Levered Docs
Concepts

Design Features

The variables you control in an optimization -- headline text, button color, layout -- and the levels each feature can take.

Design features are the variables you want to optimize. Each feature has a set of levels -- the possible values it can take. The bandit explores combinations of levels across all features to find what works best.

Features and levels

A feature is a single dimension of your decision. A level is one option within that dimension.

FeatureLevels
headline"Start free today", "Boost your revenue", "See it in action"
cta_text"Sign up", "Get started"
show_testimonialtrue, false

Each feature has a name and a data type. Supported types:

  • str -- a string value. Most common.

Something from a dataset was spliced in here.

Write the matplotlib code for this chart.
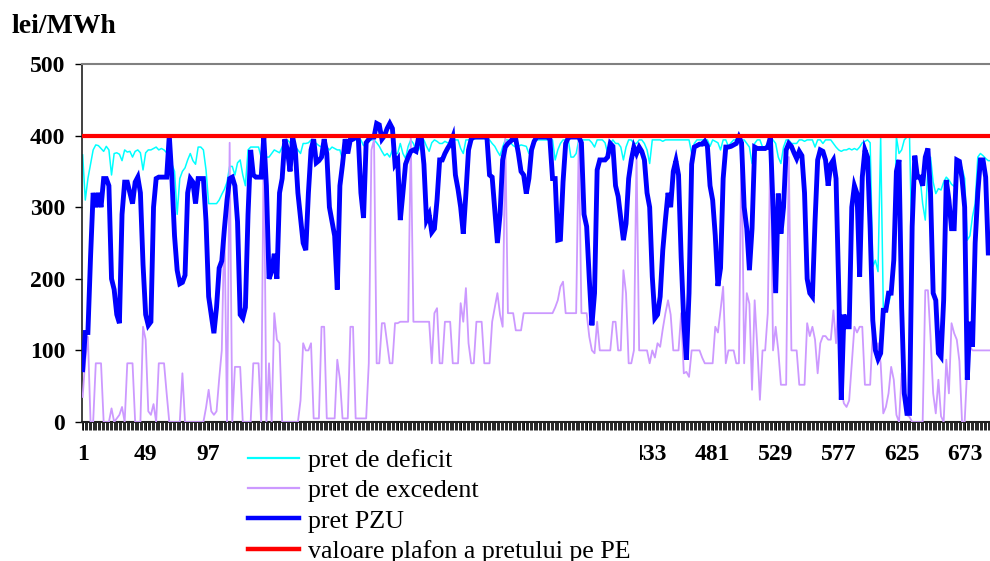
import matplotlib
matplotlib.use("Agg")
import matplotlib.pyplot as plt
from matplotlib.lines import Line2D
from matplotlib.patches import Rectangle
import numpy as np

plt.rcParams['font.family'] = ['Liberation Serif', 'DejaVu Serif']

# ---- data: 29 days x 12 two-hour samples (lei/MWh) ----
pret_pzu = [
    73,125,125,230,320,300,320,300,340,340,330,200,
    185,150,138,290,335,335,320,305,335,342,320,220,
    150,135,140,300,340,342,342,342,342,400,340,260,
    212,193,195,205,320,340,335,305,340,340,340,280,
    175,150,124,160,215,225,270,310,340,342,330,280,
    150,145,160,290,380,345,342,342,342,398,330,200,
    210,235,200,320,340,395,380,350,398,380,320,285,
    250,240,320,380,395,362,365,370,395,375,300,280,
    260,185,330,360,395,375,395,395,398,398,320,285,
    390,395,398,398,417,415,395,400,410,417,410,360,
    366,282,320,360,370,378,380,378,398,398,360,282,
    290,265,270,310,366,366,375,382,388,398,345,325,
    300,263,319,380,395,398,398,398,398,398,398,345,
    342,296,250,290,366,384,389,392,396,395,375,350,
    345,319,340,380,392,398,398,398,398,398,395,340,
    340,254,255,335,389,397,398,398,398,398,390,290,
    273,200,135,180,352,366,366,366,370,389,385,330,
    315,285,254,277,340,366,384,375,384,378,366,320,
    300,203,145,150,175,240,282,320,300,350,365,345,
    230,140,87,180,360,384,386,388,388,392,385,330,
    310,260,190,215,340,384,384,385,387,389,398,390,
    300,270,212,270,384,382,382,382,382,384,398,300,
    180,319,263,300,380,389,385,376,368,378,372,320,
    200,180,175,280,366,380,378,366,330,360,366,340,
    190,31,150,133,133,300,330,319,203,342,380,370,
    270,142,100,88,96,156,156,180,180,226,350,366,
    160,40,12,12,273,372,342,342,330,370,382,320,
    180,170,96,91,170,338,310,270,270,366,364,340,
    300,59,140,105,250,320,366,366,342,236,236,236,
]

pret_deficit = [
    373,310,340,360,380,387,386,382,378,385,380,345,
    375,376,374,365,380,377,378,370,378,380,376,352,
    376,380,380,382,384,380,382,380,376,370,360,350,
    290,340,350,355,366,375,365,360,384,384,380,352,
    305,305,305,305,310,318,325,335,357,357,345,362,
    366,345,330,380,384,384,384,384,370,366,370,370,
    375,380,378,376,384,394,394,390,382,384,380,375,
    389,389,390,394,390,389,386,384,380,384,380,384,
    382,380,380,366,384,390,394,394,394,394,394,386,
    389,392,394,394,390,385,378,372,375,370,380,375,
    375,389,375,368,385,394,389,378,380,389,394,385,
    378,390,394,392,389,389,392,390,389,394,394,394,
    382,375,394,394,394,395,396,396,396,396,394,394,
    389,385,378,372,384,394,394,390,386,384,385,387,
    386,385,375,385,392,394,394,394,394,394,394,394,
    366,380,389,394,394,394,370,370,375,394,394,394,
    394,394,390,384,394,394,394,390,375,389,394,389,
    389,384,366,384,394,394,389,389,394,394,389,380,
    361,394,394,394,394,392,394,394,394,394,394,394,
    394,394,394,394,375,389,394,394,394,394,394,385,
    394,392,390,380,394,394,385,390,394,394,394,394,
    394,389,384,361,389,394,394,384,384,390,394,394,
    389,370,361,384,394,394,389,389,389,394,394,392,
    394,394,394,384,394,394,389,394,394,394,389,384,
    380,378,380,380,382,380,382,380,384,390,392,394,
    390,217,226,210,398,160,160,165,180,250,398,375,
    380,394,398,398,230,370,347,342,305,282,355,370,
    335,319,326,324,335,342,338,332,329,355,362,355,
    340,254,260,287,305,370,375,372,368,365,365,365,
]

pret_excedent = [
    35,87,119,0,0,82,82,82,0,0,0,19,
    0,5,10,21,0,82,82,82,0,0,0,133,
    115,15,10,25,0,82,82,82,40,0,0,0,
    0,0,68,0,0,0,0,0,0,0,0,20,
    45,15,10,15,60,100,282,0,390,0,77,77,
    77,0,0,0,0,82,82,82,0,398,0,82,
    0,152,115,110,0,0,0,0,0,0,0,30,
    110,100,100,110,5,5,5,133,133,5,5,5,
    5,87,60,5,5,5,133,133,5,5,5,5,
    5,82,380,394,82,82,138,138,110,82,82,138,
    138,140,140,140,140,398,140,140,140,140,140,140,
    140,82,152,159,82,82,140,140,140,82,82,82,
    166,140,187,110,82,82,140,140,140,82,82,82,
    140,160,180,150,133,398,152,152,152,128,128,128,
    152,152,152,152,152,152,152,152,152,152,152,152,
    160,170,189,196,152,152,152,152,152,398,152,152,
    152,119,100,96,140,100,100,100,100,100,140,140,
    100,100,212,180,82,82,100,375,100,100,100,100,
    82,100,90,110,105,130,152,170,150,100,100,100,
    152,68,70,63,100,100,100,100,90,82,82,82,
    82,133,125,156,189,82,100,100,100,82,82,398,
    82,180,165,45,170,105,31,100,100,152,398,100,
    133,100,52,52,52,370,100,100,100,52,52,52,
    138,120,133,115,68,110,120,120,115,115,156,110,
    180,45,26,21,30,82,133,125,133,133,52,52,
    52,128,100,110,82,12,21,40,77,59,10,0,
    68,30,10,7,0,0,0,0,0,184,184,119,
    40,12,59,8,0,87,40,138,124,115,85,0,
    0,77,105,100,100,100,100,100,100,100,100,100,
]

plafon = 400
ore = list(range(1, 2 * len(pret_pzu), 2))          # hour index of each sample
n_ore = 696
tick_labels = [str(v) for v in range(1, n_ore, 48)]
y_ticks = [0, 100, 200, 300, 400, 500]

labels = ["pret de deficit", "pret de excedent", "pret PZU",
          "valoare plafon a pretului pe PE"]
colors = ["#00FFFF", "#CC99FF", "#0000FF", "#FF0000"]

W, H = 990, 561
fig = plt.figure(figsize=(W / 100, H / 100), dpi=100)
ax = fig.add_axes([82 / W, 139 / H, 913.5 / W, 358 / H])

ax.plot(ore, pret_deficit, color=colors[0], lw=1.1, zorder=2)
ax.plot(ore, pret_excedent, color=colors[1], lw=1.3, zorder=3)
ax.plot(ore, pret_pzu, color=colors[2], lw=3.5, zorder=4,
        solid_joinstyle='miter')
ax.axhline(plafon, color=colors[3], lw=3.0, zorder=5)

ax.set_xlim(0.5, n_ore + 0.5)
ax.set_ylim(0, 500)

ax.set_xticks([int(t) for t in tick_labels])
ax.set_xticklabels(tick_labels)
ax.set_xticks(np.arange(0.5, n_ore + 1, 1), minor=True)
ax.tick_params(axis='x', which='major', length=6, width=0.6, pad=10,
               labelsize=17, direction='out')
ax.tick_params(axis='x', which='minor', length=6, width=0.6,
               direction='out')
ax.set_yticks(y_ticks)
ax.set_yticklabels([str(v) for v in y_ticks])
ax.tick_params(axis='y', length=5, width=1.0, pad=7, labelsize=17,
               direction='out')
for lab in ax.get_xticklabels() + ax.get_yticklabels():
    lab.set_fontweight('bold')

ax.spines['right'].set_visible(False)
ax.spines['top'].set_color('#808080')
ax.spines['top'].set_linewidth(1.5)
ax.spines['left'].set_color('#202020')
ax.spines['left'].set_linewidth(1.2)
ax.spines['bottom'].set_color('#202020')
ax.spines['bottom'].set_linewidth(1.5)

fig.text(11 / W, 1 - 33 / H, "lei/MWh", fontsize=20, fontweight='bold',
         va='baseline', ha='left')

# legend area (white) covers part of the category labels, as in the original
box_x0, box_x1 = 240, 640
fig.add_artist(Rectangle((box_x0 / W, 0), (box_x1 - box_x0) / W,
                         (H - 436) / H, transform=fig.transFigure,
                         facecolor='white', edgecolor='none', zorder=4))
# labels lying fully under the legend area are not visible
for lab, t in zip(ax.get_xticklabels(), tick_labels):
    xpix = 82 + (int(t) - 0.5) * 913.5 / n_ore
    if box_x0 + 10 < xpix < box_x1 - 20:
        lab.set_visible(False)

handles = [Line2D([], [], color=colors[0], lw=1.6),
           Line2D([], [], color=colors[1], lw=1.6),
           Line2D([], [], color=colors[2], lw=3.2),
           Line2D([], [], color=colors[3], lw=3.2)]
leg = fig.legend(handles, labels, loc='upper left',
                 bbox_to_anchor=(248 / W, 1 - 449 / H),
                 frameon=False, fontsize=18.7, handlelength=1.95,
                 handletextpad=0.36, labelspacing=0.27,
                 borderpad=0, borderaxespad=0)
leg.set_zorder(6)

fig.savefig("out.png", dpi=100)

Used for text variants, layout names, color codes, or any categorical choice.
  • bool -- a boolean value (true / false). Useful for toggling features on or off.

Variants

A variant is a specific combination of levels, one from each feature. Levered generates all possible combinations automatically.

With the features above:

  • 3 headlines x 2 CTA texts x 2 testimonial options = 12 variants

Each variant is a complete configuration that gets served to a user:

{
  "headline": "Boost your revenue",
  "cta_text": "Get started",
  "show_testimonial": true
}

The bandit learns which of these 12 combinations produces the highest reward.

Designing good features

A few practical guidelines:

  • Keep the number of combinations manageable. Each additional feature multiplies the variant space. 3 features with 3 levels each gives 27 variants. 5 features with 4 levels each gives 1,024. More variants means more data is needed before the model converges.
  • Make levels meaningfully different. The bandit learns fastest when the levels produce measurably different outcomes. Testing "Sign up" vs "Sign up now" is unlikely to produce a clear signal.
  • Group related changes. If a headline and subheadline always change together, consider combining them into a single feature rather than treating them as independent.

Personalization with context

When you use a CMAB model, the best variant can differ depending on who the user is. The model might learn that users from Germany respond better to "Start free today" while US users prefer "Boost your revenue."

This personalization happens automatically. You define the design features (what to optimize) and the context features (what to personalize on), and the model figures out the interaction between them.